This invention relates to the continuous casting of liquid metals and is especially useful in the continuous casting of steel.
Continuous casting has been a commercial success in the world for about two decades, enjoying both technical and economic advantages over ingot casting. Continuous casting is extremely well suited for computerized control. However, previous attempts at computerized control have been complex and expensive, such as is taught in Adams U.S. Pat. No. 3,358,743 assigned on its face to Bunker Ramo.
In the continuous casting of steel a furnace is tapped into a refractory lined ladle equipped with a bottom pour mechanism such as a stopper rod as shown in Bruderer et al U.S. Pat. No. 3,946,795 or a slide gate system as shown in Shapland U.S. Pat. No. 3,352,465. The hot metal is poured from the ladle into an intermediate pouring vessel known as a tundish, which is equipped with one or more bottom pour nozzles, depending on the number of casting strands or pouring streams desired.
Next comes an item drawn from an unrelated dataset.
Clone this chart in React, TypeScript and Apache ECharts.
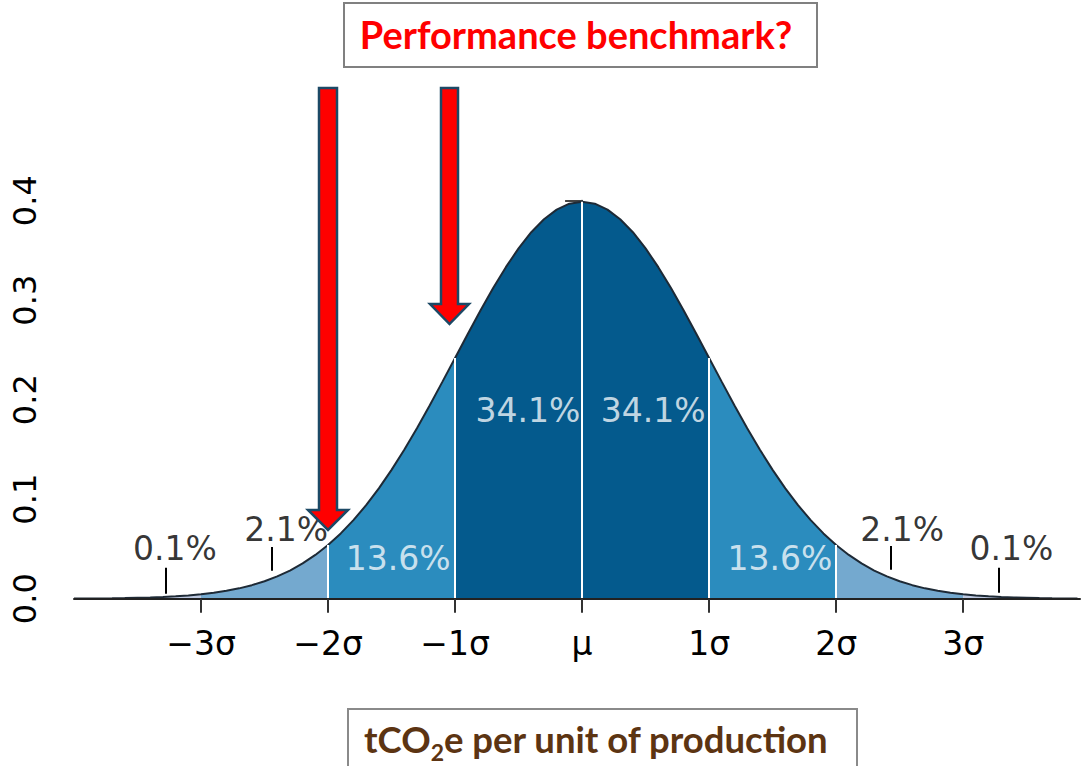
import React, { useEffect, useRef } from "react";
import * as echarts from "echarts";

// sigma positions (x) and the density (y)
const sigmaX = [
  -4.0, -3.9, -3.8, -3.7, -3.6, -3.5, -3.4, -3.3, -3.2, -3.1,
  -3.0, -2.9, -2.8, -2.7, -2.6, -2.5, -2.4, -2.3, -2.2, -2.1,
  -2.0, -1.9, -1.8, -1.7, -1.6, -1.5, -1.4, -1.3, -1.2, -1.1,
  -1.0, -0.9, -0.8, -0.7, -0.6, -0.5, -0.4, -0.3, -0.2, -0.1,
  0.0, 0.1, 0.2, 0.3, 0.4, 0.5, 0.6, 0.7, 0.8, 0.9,
  1.0, 1.1, 1.2, 1.3, 1.4, 1.5, 1.6, 1.7, 1.8, 1.9,
  2.0, 2.1, 2.2, 2.3, 2.4, 2.5, 2.6, 2.7, 2.8, 2.9,
  3.0, 3.1, 3.2, 3.3, 3.4, 3.5, 3.6, 3.7, 3.8, 3.9,
];
const density = [
  0.0001, 0.0002, 0.0003, 0.0004, 0.0006, 0.0009, 0.0012, 0.0017, 0.0024, 0.0033,
  0.0044, 0.006, 0.0079, 0.0104, 0.0136, 0.0175, 0.0224, 0.0283, 0.0355, 0.044,
  0.054, 0.0656, 0.079, 0.094, 0.1109, 0.1295, 0.1497, 0.1714, 0.1942, 0.2179,
  0.242, 0.2661, 0.2897, 0.3123, 0.3332, 0.3521, 0.3683, 0.3814, 0.391, 0.397,
  0.3989, 0.397, 0.391, 0.3814, 0.3683, 0.3521, 0.3332, 0.3123, 0.2897, 0.2661,
  0.242, 0.2179, 0.1942, 0.1714, 0.1497, 0.1295, 0.1109, 0.094, 0.079, 0.0656,
  0.054, 0.044, 0.0355, 0.0283, 0.0224, 0.0175, 0.0136, 0.0104, 0.0079, 0.006,
  0.0044, 0.0033, 0.0024, 0.0017, 0.0012, 0.0009, 0.0006, 0.0004, 0.0003, 0.0002,
];

const bandEdges = [-4, -3, -2, -1, 0, 1, 2, 3, 3.9];
const bandColors = ["#bdc9e1", "#74a9cf", "#2b8cbe", "#045a8d", "#045a8d", "#2b8cbe", "#74a9cf", "#bdc9e1"];
const dividerX = [-2, -1, 0, 1, 2];

const tickValues = [-3, -2, -1, 0, 1, 2, 3];
const tickLabels = ["−3σ", "−2σ", "−1σ", "μ", "1σ", "2σ", "3σ"];

const innerLabels = ["34.1%", "34.1%", "13.6%", "13.6%"];
const innerLabelX = [-0.426, 0.56, -1.447, 1.558];
const innerLabelY = [0.1896, 0.1896, 0.0405, 0.0405];

const tailLabels = ["0.1%", "2.1%", "2.1%", "0.1%"];
const tailLabelX = [-3.206, -2.33, 2.52, 3.38];
const tailLabelY = [0.05, 0.0695, 0.0695, 0.05];
const pointerX = [-3.28, -2.44, 2.43, 3.28];
const pointerY0 = [0.005, 0.028, 0.029, 0.006];
const pointerY1 = [0.031, 0.052, 0.053, 0.031];

const titleText = "Performance benchmark?";
const unitParts = ["tCO", "2", "e per unit of production"];

export default function App() {
  const ref = useRef<HTMLDivElement>(null);
  useEffect(() => {
    if (!ref.current) return;
    const chart = echarts.init(ref.current, undefined, { renderer: "svg" });
    const pts = sigmaX.map((x, i) => [x, density[i]]);
    const bandSeries = bandColors.map((c, b) => ({
      type: "line",
      data: pts.filter((p) => p[0] >= bandEdges[b] && p[0] <= bandEdges[b + 1]),
      symbol: "none",
      lineStyle: { width: 0 },
      areaStyle: { color: c, opacity: 1 },
      silent: true,
      z: 2,
    }));
    const densAt = (x: number) => density[sigmaX.indexOf(x)];
    const labelFont = { fontFamily: "DejaVu Sans", fontSize: 33 };
    const brown = "#5c3412";
    const mainFont = "bold 36.5px Lato";
    const subFont = "bold 23px Lato";
    const ctx = document.createElement("canvas").getContext("2d")!;
    ctx.font = mainFont;
    const w0 = ctx.measureText(unitParts[0]).width;
    ctx.font = subFont;
    const w1 = ctx.measureText(unitParts[1]).width;
    const ux = 364;
    const option: any = {
      animation: false,
      grid: { left: 74, right: 1, top: 200.7, bottom: 167.3, containLabel: false, outerBoundsMode: "none" },
      xAxis: {
        type: "value",
        min: -4,
        max: 3.92,
        z: 10,
        axisLine: { lineStyle: { color: "#222", width: 2 } },
        axisTick: { customValues: tickValues, length: 14, lineStyle: { color: "#333", width: 2 } },
        axisLabel: {
          customValues: tickValues,
          formatter: (v: number) => tickLabels[tickValues.indexOf(Math.round(v))] ?? "",
          color: "#000",
          margin: 28,
          ...labelFont,
        },
        splitLine: { show: false },
      },
      yAxis: {
        type: "value",
        min: 0,
        max: 0.4,
        interval: 0.1,
        axisLine: { show: true, lineStyle: { color: "#333", width: 2 } },
        axisTick: { show: true, length: 17, lineStyle: { color: "#444", width: 2 } },
        axisLabel: {
          rotate: 90,
          formatter: (v: number) => v.toFixed(1),
          color: "#000",
          margin: 33,
          fontFamily: "DejaVu Sans",
          fontSize: 32,
        },
        splitLine: { show: false },
      },
      series: [
        ...bandSeries,
        {
          type: "line",
          data: pts,
          symbol: "none",
          lineStyle: { color: "#1e2a36", width: 2 },
          silent: true,
          z: 3,
          markLine: {
            silent: true,
            symbol: "none",
            label: { show: false },
            lineStyle: { color: "#ffffff", width: 2, type: "solid" },
            data: dividerX.map((x) => [{ coord: [x, 0] }, { coord: [x, densAt(x)] }]),
          },
        },
        {
          type: "line",
          data: [],
          symbol: "none",
          silent: true,
          z: 4,
          markLine: {
            silent: true,
            symbol: "none",
            label: { show: false },
            lineStyle: { color: "#000", width: 2, type: "solid" },
            data: pointerX.map((x, i) => [{ coord: [x, pointerY0[i]] }, { coord: [x, pointerY1[i]] }]),
          },
        },
        {
          type: "scatter",
          symbolSize: 0,
          silent: true,
          z: 5,
          data: innerLabels.map((n, i) => ({ name: n, value: [innerLabelX[i], innerLabelY[i]] })),
          label: {
            show: true,
            position: "inside",
            formatter: (p: any) => p.name,
            color: "#f4f8fb",
            ...labelFont,
          },
        },
        {
          type: "scatter",
          symbolSize: 0,
          silent: true,
          z: 5,
          data: tailLabels.map((n, i) => ({ name: n, value: [tailLabelX[i], tailLabelY[i]] })),
          label: {
            show: true,
            position: "inside",
            formatter: (p: any) => p.name,
            color: "#000",
            ...labelFont,
          },
        },
      ],
      graphic: [
        {
          type: "rect",
          z: 100,
          shape: { x: 344, y: 3, width: 473, height: 64 },
          style: { fill: "#fff", stroke: "#808080", lineWidth: 2 },
        },
        {
          type: "text",
          z: 101,
          x: 576,
          y: 34,
          style: {
            text: titleText,
            fill: "#ff0000",
            fontFamily: "Lato",
            fontWeight: "bold",
            fontSize: 38,
            align: "center",
            verticalAlign: "middle",
          },
        },
        {
          type: "polygon",
          z: 100,
          shape: { points: [[319, 88], [337, 88], [337, 510], [348, 510], [328, 530], [308, 510], [319, 510]] },
          style: { fill: "#ff0000", stroke: "#1c4966", lineWidth: 2.5 },
        },
        {
          type: "polygon",
          z: 100,
          shape: { points: [[441, 88], [458, 88], [458, 304], [469, 304], [449.5, 324], [430, 304], [441, 304]] },
          style: { fill: "#ff0000", stroke: "#1c4966", lineWidth: 2.5 },
        },
        {
          type: "rect",
          z: 100,
          shape: { x: 348, y: 709, width: 509, height: 80 },
          style: { fill: "#fff", stroke: "#8a8a8a", lineWidth: 2 },
        },
        {
          type: "text",
          z: 101,
          x: ux,
          y: 739,
          style: { text: unitParts[0], font: mainFont, fill: brown, align: "left", verticalAlign: "middle" },
        },
        {
          type: "text",
          z: 101,
          x: ux + w0,
          y: 752,
          style: { text: unitParts[1], font: subFont, fill: brown, align: "left", verticalAlign: "middle" },
        },
        {
          type: "text",
          z: 101,
          x: ux + w0 + w1,
          y: 739,
          style: { text: unitParts[2], font: mainFont, fill: brown, align: "left", verticalAlign: "middle" },
        },
      ],
    };
    chart.setOption(option);
    return () => chart.dispose();
  }, []);
  return <div ref={ref} style={{ width: 1081, height: 766, position: "absolute", left: 0, top: 0 }} />;
}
Usually each nozzle is located above a continuous casting mold, although with a very wide mold, such as is used in a slab caster, two or more pouring streams may deliver molten metal to a single casting mold. Each mold is open ended and has water cooled mold walls.
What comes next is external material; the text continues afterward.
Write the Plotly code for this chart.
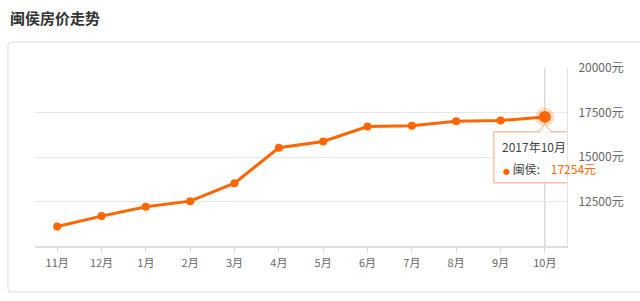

Both the ladle and the tundish may be equipped with a slide gate pouring system or a stopper rod pouring system or a combination. However, this invention is principally intended for use in a continuous casting system where the ladle only is equipped with nozzle control including a slide gate closure member or a stopper rod closure member, and the tundish outlet is plugged with asbestos or some other convenient plug system which is pulled from the bottom to initiate pouring into a continuous casting mold. In practice a molten steel filled ladle is positioned with the nozzle above the tundish. The nozzle is opened on the ladle to permit steel flow into the tundish. After molten steel has reached a predetermined level, the tundish nozzle or nozzles are opened, allowing the steel to teem into the mold. The mold is temporarily closed at its bottom with a dummy bar head including a chill plate and chill pins and/or scrap, which, along with the water cooling of the mold, causes the steel to become partially solidified along the mold sidewalls and the bottom of the casting. The casting removal system is then actuated to withdraw the dummy bar. As the casting, which is now connected to the dummy bar, leaves the mold, it is supported by slide plates or rolls and guides. Water sprays are directed onto its surface to increase the solidification of the casting skin. Usually a casting follows a curved path, after which it passes through straightening rolls. By the time the casting reaches the straightening rolls, it either has only a very small liquid core or is totally solidified. Excessively hot steel in the mold and insufficient cooling in and beneath the mold can cause re-melting of the solidified skin, resulting in a break out.
The flow of the steel into the mold is principally controlled by the cross-sectional area of the tundish nozzle, and to a small extent, by the ferrostatic head or steel height in the tundish. Since the depth of the tundish is a known factor, and the nozzle sizes are known, the casting rate thus varies in a predetermined range. Casting speed heretofore has been subject to variation because the height of the molten metal in the tundish varies during the pouring of a heat, and because the ladle and tundish nozzle areas increase due to erosion caused by the flow of steel through the nozzles. Therefor, controlling the flow rate within a portion of this range will insure that the caster is operated at a higher casting rate at the usual break out rate or at a usual casting speed at a reduced break out rate.